Payload from this workstation

The current full E1 benchmark can be packaged for upload:

sh
scripts/alphachip/package_nebius_payload.sh /tmp/e1-alphachip/e1_softmacro_full

This writes:

text
build/alphachip/nebius/e1_alphachip_payload.tar.gz

After extracting that archive on an H200 host, the remote one-command runner is:

sh
NUM_COLLECT_JOBS=8 \
TRAIN_ITERATIONS=5 \
EPISODES_PER_ITERATION=16 \
PER_REPLICA_BATCH_SIZE=16 \
  scripts/alphachip/run_h200_payload.sh

run_h200_payload.sh builds circuit_training:e1-r0.0.4 first, then derives circuit_training:e1-r0.0.4-cuda-pip, runs the OpenROAD proxy baseline, trains, and re-runs the comparison against the evaluator-exported AlphaChip PLC.
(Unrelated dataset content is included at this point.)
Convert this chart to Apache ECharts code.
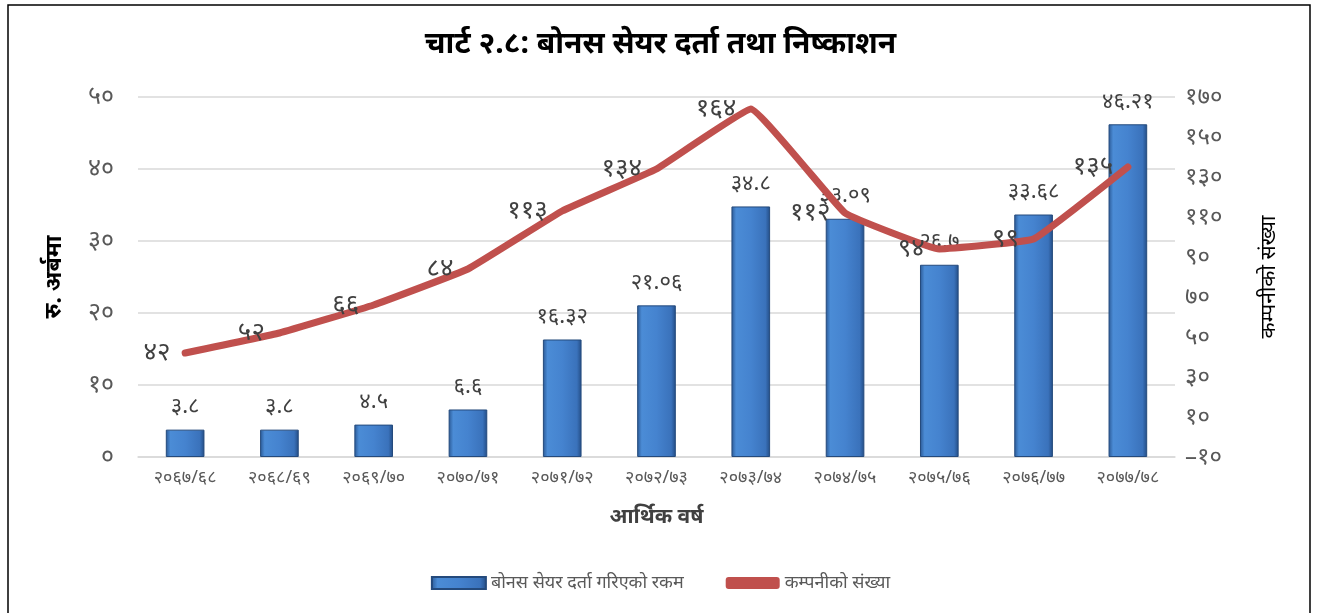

The Nebius CLI is configured in this workspace, but federation auth may need to be refreshed before VM commands work:

sh
nebius profile list
nebius compute instance list --parent-id project-e00kfz6cpr00q21z892vec

For larger runs, either keep the integrated runner or split jobs manually: ppo_reverb_server on the Reverb host, many ppo_collect jobs on CPU hosts, train_ppo --use_gpu on the H200 host, and learning.eval pointed at the same variable-container server. Match the upstream docs/ARIANE.md job split and tune sequence_length to the number of movable E1 soft macros.